Motivation
Pixel-reconstruction models spend capacity modelling irreducible observation noise; JEPAs largely avoid this, but the mechanism had not been formalised. How JEPA Avoids Noisy Features (Littwin et al., 2024) supplies a theoretical account by studying a tractable surrogate that keeps JEPA's essential structure — an asymmetric self-distillation setup with a context encoder, an EMA (teacher) target encoder and a predictor, trained on a latent prediction loss. Restricting to the deep linear case makes the learning dynamics analysable while preserving the architectural ingredients believed to drive JEPA's behaviour.
How it works
The deep linear self-distillation model strips away nonlinearities so the gradient flow can be solved or characterised in closed form, while retaining the predictor and the slowly updated EMA target. The authors track how the singular directions of the feature/correlation structure evolve under training. The interaction between the predictor and the EMA target determines which directions are amplified and which are suppressed: directions that are predictable from context — consistent between context and target — accumulate gradient signal and grow, while noisy, unpredictable directions receive vanishing effective gradient and are filtered out. The denoising is a property of the optimisation geometry, not of any explicit regulariser added to the loss.
The analysis
For a deep linear network the latent prediction objective
$$\mathcal{L} = \big\lVert W_p\, W\, x_{\text{ctx}} - \operatorname{sg}[\bar W\, x_{\text{tgt}}] \big\rVert^2$$
has dynamics governed by the covariance of the inputs and the coupling between the trained weights $W$ and the EMA copy $\bar W$. The analysis shows the effective gradient along a feature direction scales with how well that direction is shared between context and target; pure-noise directions, being uncorrelated across the pair, have an effective signal that decays to zero. The model therefore converges to a representation supported on the predictable subspace, with noise provably attenuated.
Why it matters
This complements the slow-feature picture: where slowness describes what JEPAs keep, this work explains the mechanistic how through predictor/EMA dynamics. It gives a principled justification for predicting in latent rather than pixel space — the architecture is provably biased toward structured, predictable signal, exactly the property a world model needs to forecast dynamics without being derailed by irreducible observation noise.
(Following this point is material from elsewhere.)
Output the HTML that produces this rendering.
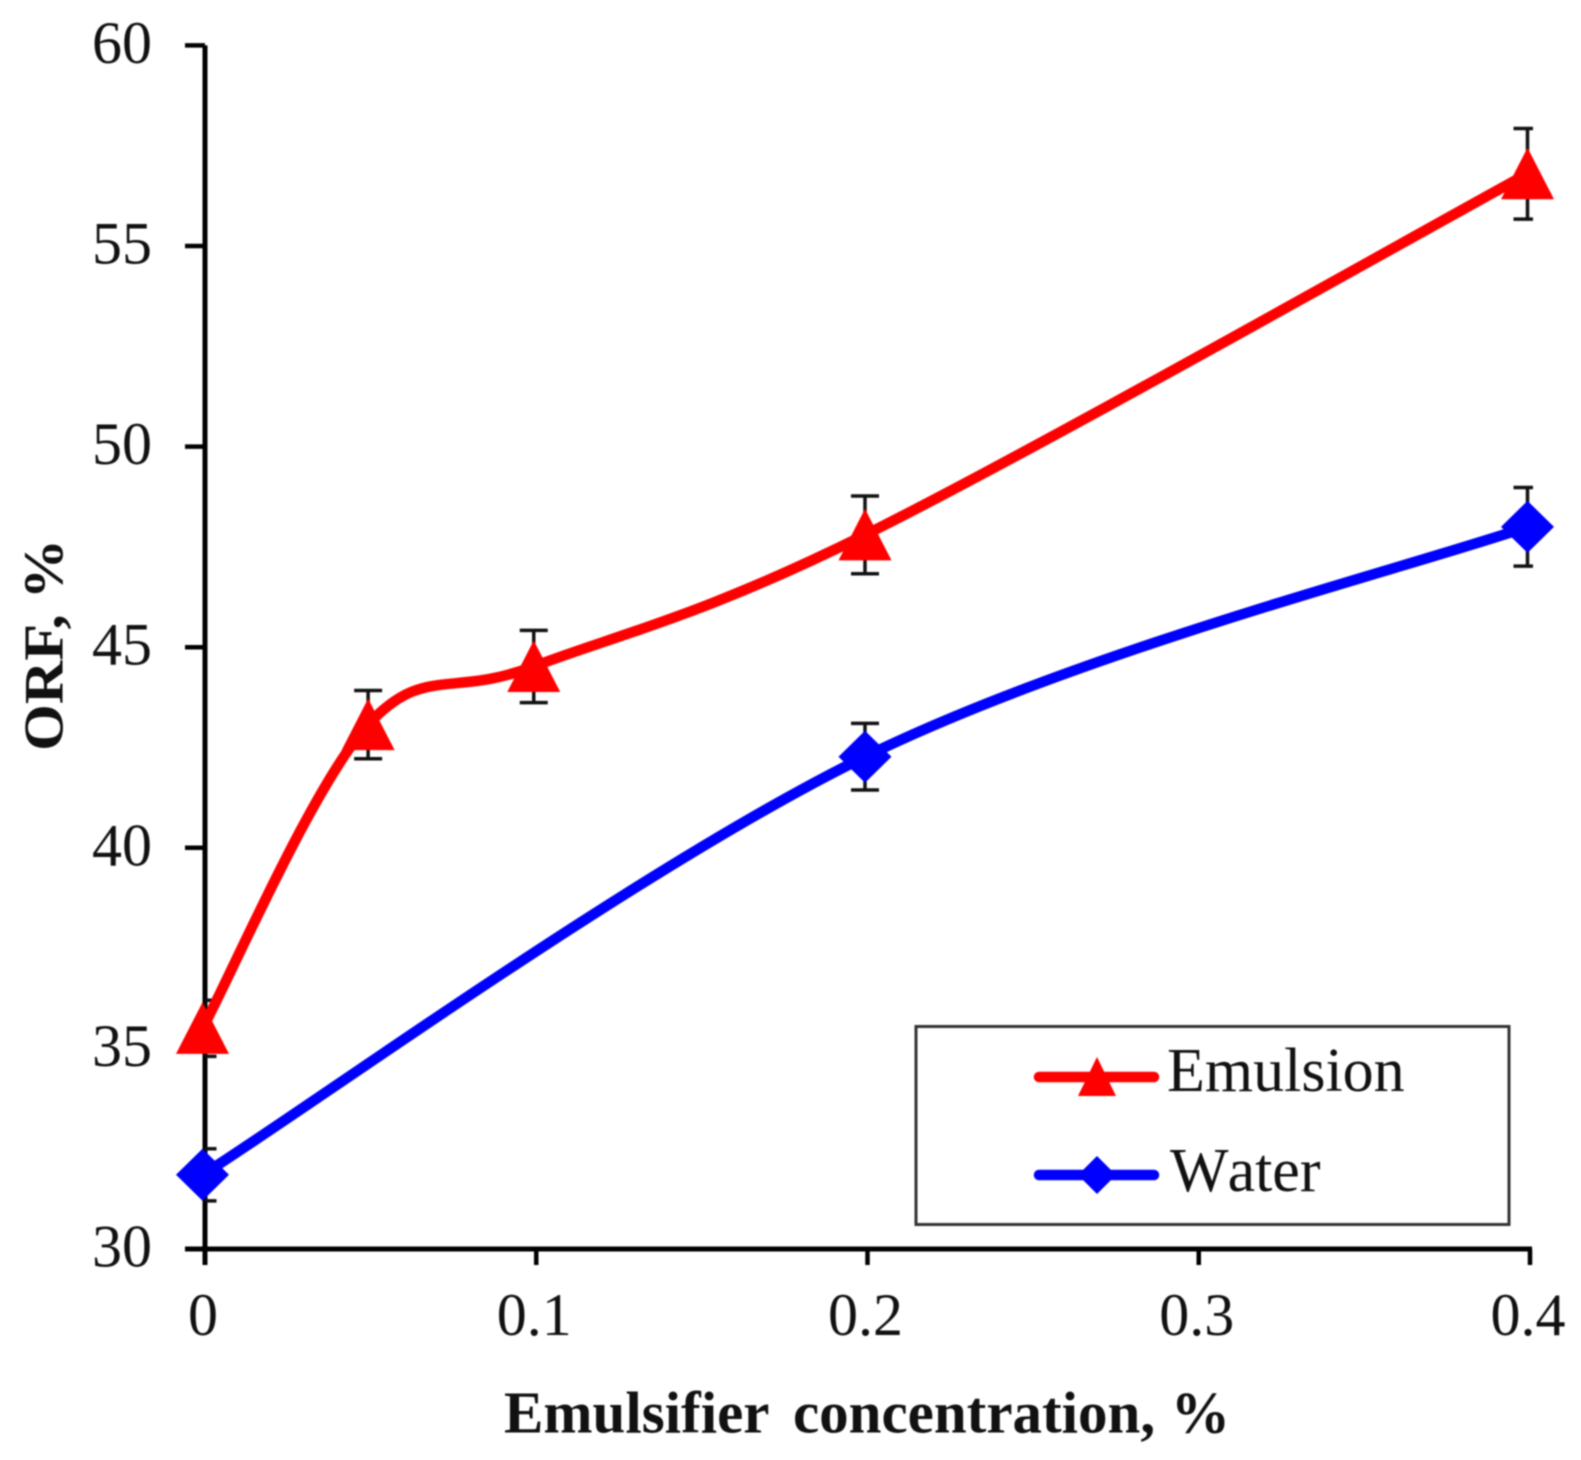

It also clarifies the specific role of the predictor and EMA target in shaping the implicit bias.
Strengths & limitations
- + Turns an empirical observation into an analysable mechanism.
- + Isolates the predictor-EMA interaction as the source of denoising.
- + Reinforces the case for latent-space over pixel-space prediction.
- − The deep linear surrogate omits nonlinearities, attention and the full masking process of real JEPAs.
- − Conclusions about exact filtering rest on idealised noise and stationarity assumptions.